Review by Steve Rhodes
3 stars out of 4
DANNY DECKCHAIR is a real sweetheart of an adult fairy tale from the Land Down
Under. This quirky comedy is something of a NOTTING HILL meets THE LORD OF THE
RINGS since it features actors NOTTING HILL's Rhys Ifans and THE LORD OF THE
RINGS's Miranda Otto playing a pair of unlikely lovers. It's the type of
good-spirited comedy that has the whole audience going "ohhhhhhh" in unison
when their romance briefly goes astray.
Danny Morgan (Ifans) is a restless man who, with his scruffy beard and his long
stringy hair, looks like a hermit. He is a bored concrete truck driver who
spends most of his time stuck on Sydney's roadways, going nowhere, an apt
metaphor for his marriage to Trudy (Justine Clarke). Trudy is an ambitious
real estate agent, whose ambitions center on her desire to have an affair with
Sandy Upman (Rhys Muldoon), a good-looking TV weatherman.
With one failed scheme after another -- like the time he tried to turn himself
into a human slingshot -- Danny tries to inject a little excitement into his
mundane existence. One bright idea of his, however, works beyond his wildest
dreams. Attaching balloons to his deckchair (a.k.a. lawn chair), he finds that
he can float, not just a little bit, but way up into the heavens where a big
storm is brewing.
Danny's journey out of this world into a better one turns him into a national
celebrity, which means that all of the camera crews and reporters spend their
time turning Trudy into one too. "Where did he go," the reporters want to
know, "and why did he do it?" This loss of her husband and the notoriety it
brings makes her one of the happiest and most sought after women in the
country. She is the center of attention, and she loves it.
Meanwhile up in the sky, Danny ends up descending rapidly. He drops straight
into the yard and the life of Glenda Lake (Otto), a meter maid in the remote,
small town of Clarence. Everyone in town knows everyone else, and everyone
knows that no one likes Glenda, the town's reigning wallflower. But --
surprise -- under Danny's glow, she blossoms into a real beauty. "You scrub up
well," Big Jim Craig (Anthony Phelan), Clarence's best known businessman, tells
her when he sees her with makeup on and wearing a revealing dress.
With the professor in residence -- which is what Glenda tells the locals that
Danny is -- the whole town begins to come alive. In the movie's funniest
episode, Darren Kehole (Angus King) decides he will start posing in the nude so
that the town's female artists-to-be, of which there seem to be an inordinately
large number, can have something to paint. He keeps them in streams of
giggles, as he attempts various poses not found in most classical paintings.

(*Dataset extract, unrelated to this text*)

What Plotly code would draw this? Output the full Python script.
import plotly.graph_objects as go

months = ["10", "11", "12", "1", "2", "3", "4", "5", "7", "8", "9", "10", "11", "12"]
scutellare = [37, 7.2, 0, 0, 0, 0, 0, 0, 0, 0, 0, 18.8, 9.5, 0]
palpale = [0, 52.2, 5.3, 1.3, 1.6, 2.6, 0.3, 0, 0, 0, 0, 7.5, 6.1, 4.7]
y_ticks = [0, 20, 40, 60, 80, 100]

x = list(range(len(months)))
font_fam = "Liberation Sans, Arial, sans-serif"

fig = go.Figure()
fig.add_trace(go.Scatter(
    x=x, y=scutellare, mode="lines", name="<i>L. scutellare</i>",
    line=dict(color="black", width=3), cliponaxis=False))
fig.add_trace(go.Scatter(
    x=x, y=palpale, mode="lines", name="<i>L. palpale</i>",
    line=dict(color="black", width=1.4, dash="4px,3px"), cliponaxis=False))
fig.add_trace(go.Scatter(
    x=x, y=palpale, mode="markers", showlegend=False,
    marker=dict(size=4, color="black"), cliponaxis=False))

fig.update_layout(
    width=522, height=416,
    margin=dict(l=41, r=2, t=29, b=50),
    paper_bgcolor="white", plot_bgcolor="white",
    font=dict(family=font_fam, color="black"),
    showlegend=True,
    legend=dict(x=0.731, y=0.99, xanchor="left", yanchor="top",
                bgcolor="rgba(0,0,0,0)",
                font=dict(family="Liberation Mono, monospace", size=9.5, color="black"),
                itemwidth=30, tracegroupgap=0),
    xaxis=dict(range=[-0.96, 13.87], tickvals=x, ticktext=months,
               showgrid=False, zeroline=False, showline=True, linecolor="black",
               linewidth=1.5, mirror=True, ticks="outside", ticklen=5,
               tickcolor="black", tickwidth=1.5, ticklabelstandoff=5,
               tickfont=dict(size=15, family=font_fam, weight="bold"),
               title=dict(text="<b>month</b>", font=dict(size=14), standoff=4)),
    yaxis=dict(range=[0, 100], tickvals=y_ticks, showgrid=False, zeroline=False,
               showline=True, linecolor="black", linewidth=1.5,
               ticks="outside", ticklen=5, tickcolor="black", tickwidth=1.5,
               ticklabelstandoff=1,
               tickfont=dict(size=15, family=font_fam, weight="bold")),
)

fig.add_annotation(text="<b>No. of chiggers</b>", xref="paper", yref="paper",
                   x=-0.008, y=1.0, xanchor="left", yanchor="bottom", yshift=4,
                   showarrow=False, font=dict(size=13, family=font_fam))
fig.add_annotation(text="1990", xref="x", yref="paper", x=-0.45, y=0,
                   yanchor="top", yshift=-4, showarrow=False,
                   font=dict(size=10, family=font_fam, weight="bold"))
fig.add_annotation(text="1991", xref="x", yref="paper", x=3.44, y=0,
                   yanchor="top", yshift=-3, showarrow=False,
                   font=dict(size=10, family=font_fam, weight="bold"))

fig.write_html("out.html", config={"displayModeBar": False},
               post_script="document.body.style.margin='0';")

The movie, which is on the PG-side of PG-13, keeps all of this very chaste and
awfully cute.
Will Danny have to give up the happiness that he's found in Clarence or will
his big city woes eventually engulf him again? Trust in the power of the happy
ending.
DANNY DECKCHAIR runs a breezy 1:30. The film is in easy to understand
Australian without the need of American subtitles. It is rated PG-13 for
"sex-related situations" and would be acceptable for kids around 8 and up.